> PROBLEM STATEMENT
Find each line with the string "chart" and copy it.
** Start of RECORDS TO USE **
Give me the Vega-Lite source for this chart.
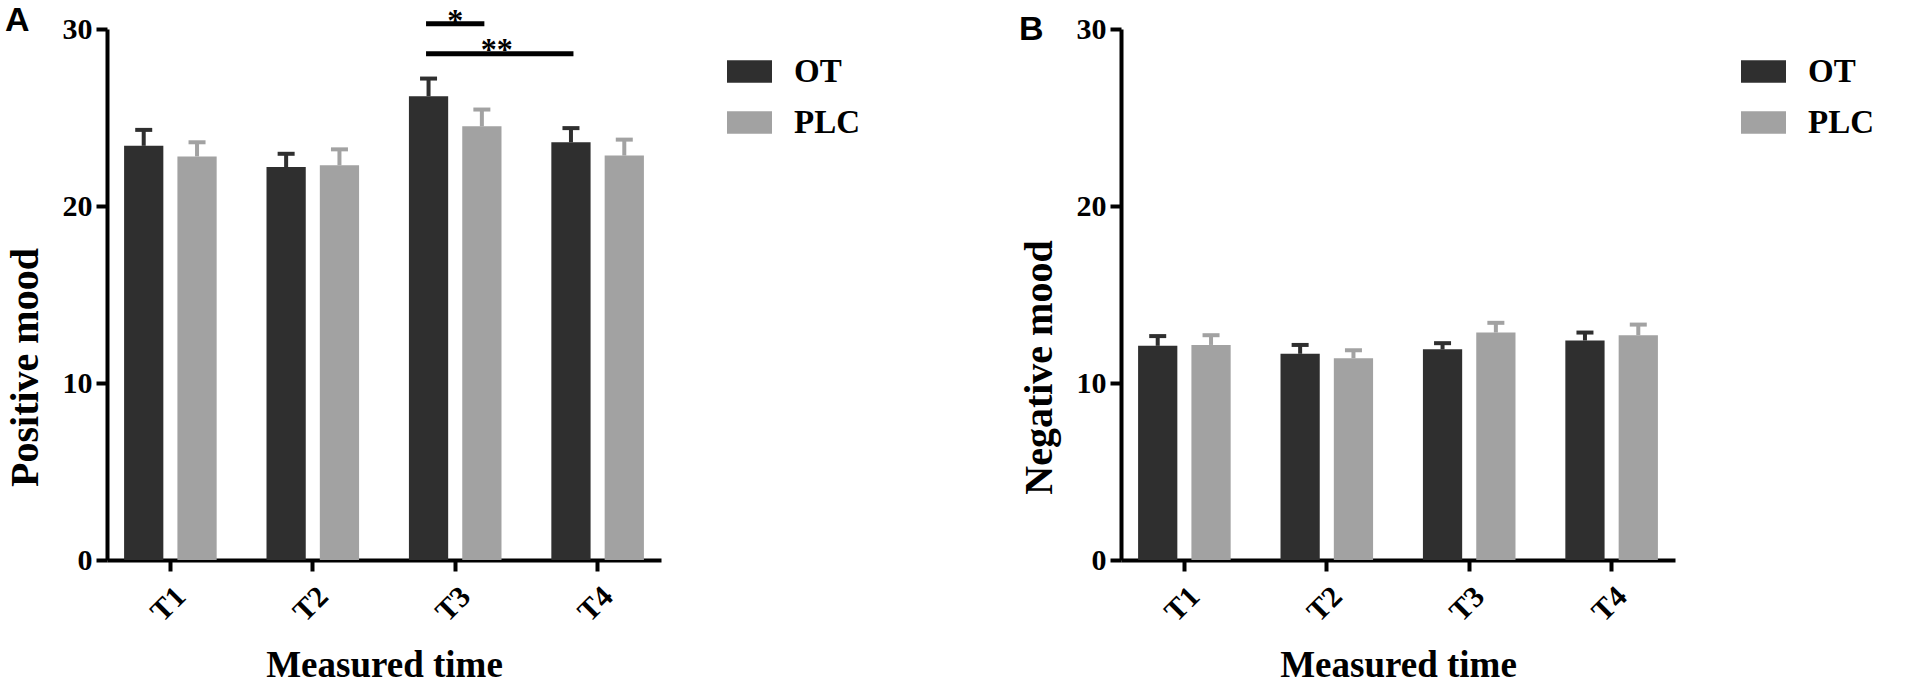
** End of RECORDS TO USE **
** Start of RECORDS TO USE **
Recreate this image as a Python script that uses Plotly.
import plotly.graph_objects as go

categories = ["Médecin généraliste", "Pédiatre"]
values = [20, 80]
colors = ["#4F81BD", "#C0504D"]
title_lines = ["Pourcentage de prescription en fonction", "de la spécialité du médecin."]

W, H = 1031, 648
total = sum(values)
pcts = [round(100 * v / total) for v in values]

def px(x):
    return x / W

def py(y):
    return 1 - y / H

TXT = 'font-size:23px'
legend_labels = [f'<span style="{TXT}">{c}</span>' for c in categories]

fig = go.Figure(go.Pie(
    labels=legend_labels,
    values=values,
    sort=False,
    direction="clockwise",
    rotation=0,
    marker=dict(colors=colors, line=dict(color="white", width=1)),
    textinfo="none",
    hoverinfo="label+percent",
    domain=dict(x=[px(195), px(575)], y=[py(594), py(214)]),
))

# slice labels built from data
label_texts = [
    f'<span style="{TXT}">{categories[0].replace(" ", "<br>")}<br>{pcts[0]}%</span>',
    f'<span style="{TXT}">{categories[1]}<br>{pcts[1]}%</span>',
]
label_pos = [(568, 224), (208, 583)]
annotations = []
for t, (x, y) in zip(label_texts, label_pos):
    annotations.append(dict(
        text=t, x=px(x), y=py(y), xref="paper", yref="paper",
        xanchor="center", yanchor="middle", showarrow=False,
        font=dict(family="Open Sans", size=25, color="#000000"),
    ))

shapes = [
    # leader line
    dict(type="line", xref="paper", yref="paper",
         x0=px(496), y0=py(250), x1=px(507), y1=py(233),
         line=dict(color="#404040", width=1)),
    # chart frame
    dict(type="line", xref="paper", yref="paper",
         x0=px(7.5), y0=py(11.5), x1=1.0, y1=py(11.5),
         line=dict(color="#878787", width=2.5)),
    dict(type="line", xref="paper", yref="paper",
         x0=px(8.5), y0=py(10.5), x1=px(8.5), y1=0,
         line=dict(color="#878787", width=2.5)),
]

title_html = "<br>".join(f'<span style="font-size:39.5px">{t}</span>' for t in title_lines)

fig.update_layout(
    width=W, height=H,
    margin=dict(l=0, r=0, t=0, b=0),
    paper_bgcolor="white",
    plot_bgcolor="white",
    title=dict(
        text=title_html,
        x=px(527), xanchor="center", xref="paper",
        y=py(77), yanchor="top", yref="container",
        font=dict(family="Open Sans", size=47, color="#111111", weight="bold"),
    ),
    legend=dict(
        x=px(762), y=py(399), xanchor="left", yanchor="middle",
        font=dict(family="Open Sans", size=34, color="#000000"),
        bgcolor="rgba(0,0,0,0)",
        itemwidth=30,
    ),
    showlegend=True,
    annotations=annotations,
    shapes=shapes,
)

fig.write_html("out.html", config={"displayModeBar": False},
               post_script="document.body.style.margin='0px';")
** End of RECORDS TO USE **
> PROBLEM SOLUTION
Give me the Vega-Lite source for this chart.
    # chart frame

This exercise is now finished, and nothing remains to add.